The University of Lincoln and Lincoln Students’ Union said in a joint statement: “[We] do not support Carnage, or any event encouraging ‘binge’ drinking, which may lead to unsafe or anti social behaviour. Both the University and the SU are proactive in advising students about the dangers of excessive alcohol consumption and their personal safety when they are out socially. We advise students that excessive consumption of alcohol can be damaging socially, academically and emotionally – and have long term consequences in terms of health and well being. The University’s bars declined to participate in the Carnage event.”
Lincolnshire Police will have 7 Police Constables, a Police Sgt, a PCSO and 4 Special Constables policing the event. This is more than the usual resources that are allocated or available to Lincoln. Assisting the Police will be 6 evening wardens, around 6 street pastors as well as Addaction Outreach workers in the high street promoting safer drinking. Others that may need to prepare themselves ahead of the event have been alerted, such as A & E at Lincoln Hospital and the four main taxi companies in Lincoln. Councillors have warned that they have to powers to make Carnage UK foot the bill for the extra costs that the event is creating.
A spokesman for Carnage UK said: “[Our] events are carefully planned, organized and managed. They are for undergraduates only with a strictly limited number of tickets sold in advance. VLG [Varsity Leisure Group] has been in communication with both Lincolnshire Police and Councillors to ensure that measures are in place to minimize any potential problems that might arise. VLG wants the students to be safe and for the City of Lincoln to have the benefit of a boost to its late night economy, at a time of recession, without any trouble.”
Carnage UK claims that it chose to hold the event on a Monday in order to relieve local Police of the added pressures they would have faced if it were to be held on a Friday or Saturday night. They also say they have 50 stewards on top of SIA (security industry approved) staff working at each venue. Carnage says it also has “Medical Response Services, registered with the British Ambulance Association, on hand to provide medical care for routine occurrences such as asthma attacks that are a possibility on any occasion.

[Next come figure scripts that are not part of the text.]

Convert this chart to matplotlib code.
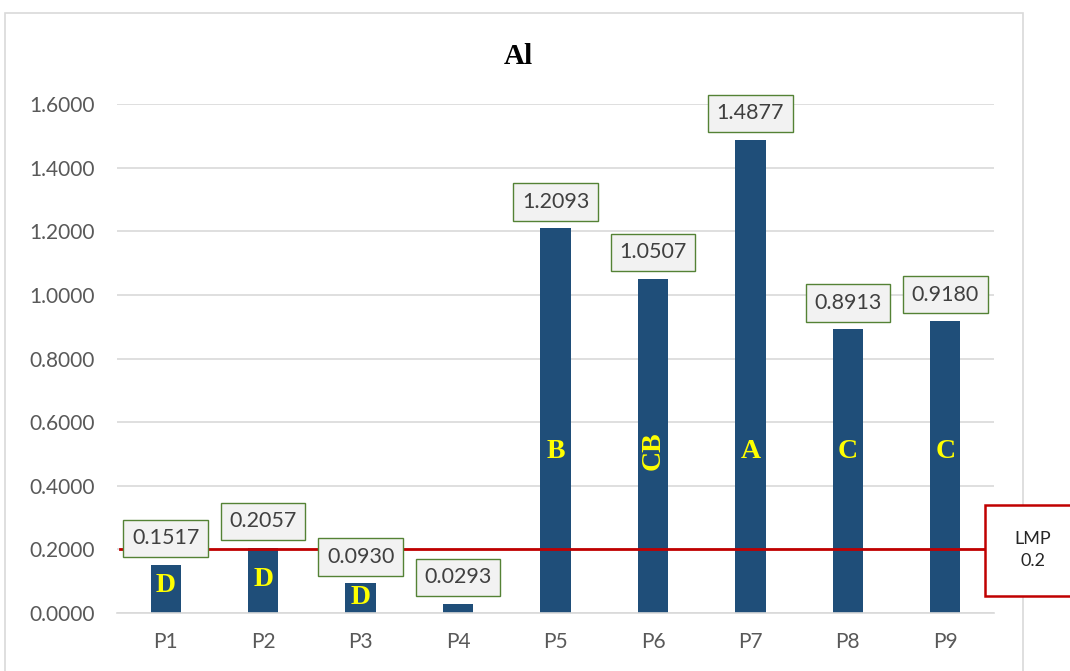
import matplotlib.pyplot as plt
from matplotlib.patches import Rectangle

sites = ['P1', 'P2', 'P3', 'P4', 'P5', 'P6', 'P7', 'P8', 'P9']
al_values = [0.1517, 0.2057, 0.0930, 0.0293, 1.2093, 1.0507, 1.4877, 0.8913, 0.9180]
groups = ['D', 'D', 'D', '', 'B', 'CB', 'A', 'C', 'C']
group_y = [0.088, 0.104, 0.050, 0.0, 0.509, 0.509, 0.509, 0.509, 0.509]
lmp = 0.2

sans = ['Lato', 'DejaVu Sans']
serif = ['Liberation Serif', 'DejaVu Serif']

fig = plt.figure(figsize=(10.7, 6.71), dpi=100)
ax = fig.add_axes([0.1093, 0.0864, 0.8197, 0.7586])

# chart frame
fig.patches.append(Rectangle((0.0047, -0.05), 0.9513, 1.0306, transform=fig.transFigure,
                             fill=False, edgecolor='#d9d9d9', lw=1.2))

x = range(len(sites))
ax.bar(x, al_values, width=0.31, color='#1f4e79', zorder=2)

for i, v in enumerate(al_values):
    ax.annotate(f'{v:.4f}', (i, v), xytext=(0, 19), textcoords='offset points',
                ha='center', va='center', fontsize=15.5, color='#404040', family=sans,
                bbox=dict(boxstyle='square,pad=0.4', fc='#f2f2f2', ec='#548235', lw=1),
                zorder=5)
    if groups[i]:
        rot = 90 if len(groups[i]) > 1 else 0
        ax.text(i, group_y[i], groups[i], ha='center', va='center', rotation=rot,
                fontsize=20, fontweight='bold', color='#ffff00', family=serif, zorder=4)

ax.plot([-0.47, 8.5], [lmp, lmp], color='#c00000', lw=2, zorder=3, clip_on=False)
fig.patches.append(Rectangle((0.9206, 0.1118), 0.09, 0.1356, transform=fig.transFigure,
                             fc='white', ec='#c00000', lw=1.8, zorder=6))
fig.text(0.9654, 0.18, 'LMP\n0.2', ha='center', va='center', fontsize=13,
         color='#262626', family=sans, linespacing=1.5, zorder=7)

ax.set_xlim(-0.5, 8.5)
ax.set_ylim(0, 1.6)
ax.set_yticks([i * 0.2 for i in range(9)])
ax.set_yticklabels([f'{i * 0.2:.4f}' for i in range(9)])
ax.set_xticks(list(x))
ax.set_xticklabels(sites)
ax.grid(axis='y', color='#d9d9d9', lw=1.2, zorder=0)
ax.tick_params(length=0, labelsize=15, colors='#595959', pad=14)
ax.tick_params(axis='y', pad=16)
for lab in ax.get_xticklabels() + ax.get_yticklabels():
    lab.set_family(sans)
for s in ['top', 'right', 'left']:
    ax.spines[s].set_visible(False)
ax.spines['bottom'].set_color('#d9d9d9')
ax.spines['bottom'].set_linewidth(1.2)

fig.text(0.484, 0.916, 'Al', ha='center', va='center', fontsize=21,
         fontweight='bold', family=serif, color='black')

fig.savefig('out.png', dpi=100, facecolor='white')
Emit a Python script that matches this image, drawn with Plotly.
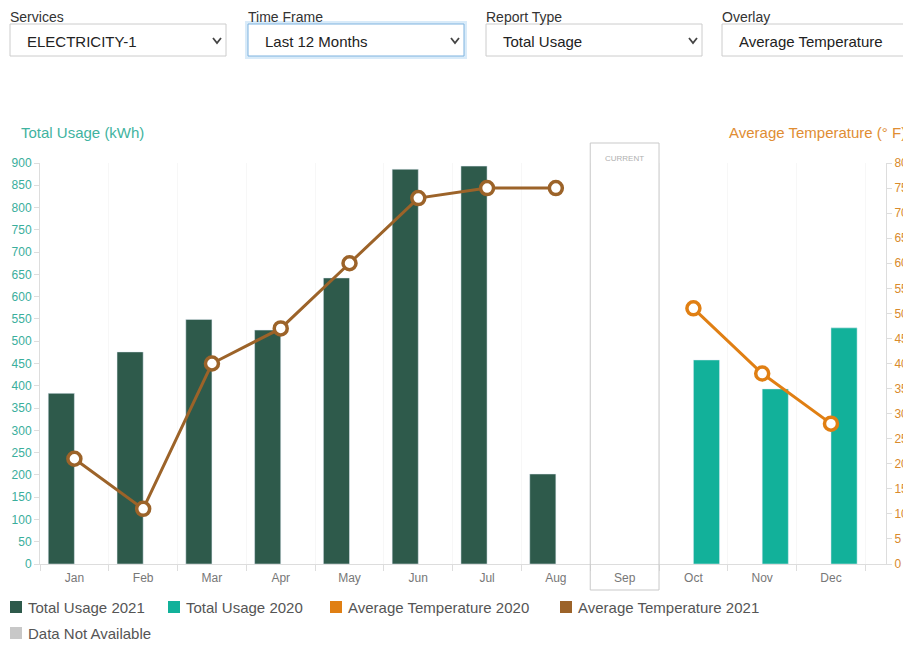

“Lincoln Council have not contacted us to make any complaints about staging the event in Lincoln. On Wednesday 8th April 2009, a Lincoln Councillor requested information from VLG about the event. VLG provided all of the information requested, in writing, on Tuesday 14th April 2009. The Lincoln councillor, to date, has failed to acknowledge our written communication. Furthermore, the same Lincoln councillor has failed to return our telephone calls.” The organisers say that their events are “void of drinks offers, discounted drinks and drinks promotions.”
Carnage UK is trying to appease the local community by offering to make a donation to a local charity. Any charity which would like to be considered should e-mail email@example.com. The company is also keen to point out that they were approached by Maria Yesufu, Societies and Activities Officer at Lincoln Students’ Union, back in
August 2008. Yesufu sent them an e-mail in which she wrote: “I have got wind that Carnage may be coming to Lincoln and would be very interested to get some more details of this. As we run the student events in Lincoln it would be good to be kept in the loop. Our student union is the biggest venue in Lincoln holding approx 1600 people. As your website says that you end up in a ‘Super club’ this is probably going to be the nearest you would get.”
Dan Windross, Communications Officer for the SU, said: “Last year the Students’ Union did make an initial approach to Carnage to find out some more information about the event. The Engine Shed was never offered as a location for the event, it was simply a request for information. Once the Students’ Union became aware of the full extent and nature of the event, it was decided that this was not something that the Students’ Union would get involved in or promote.”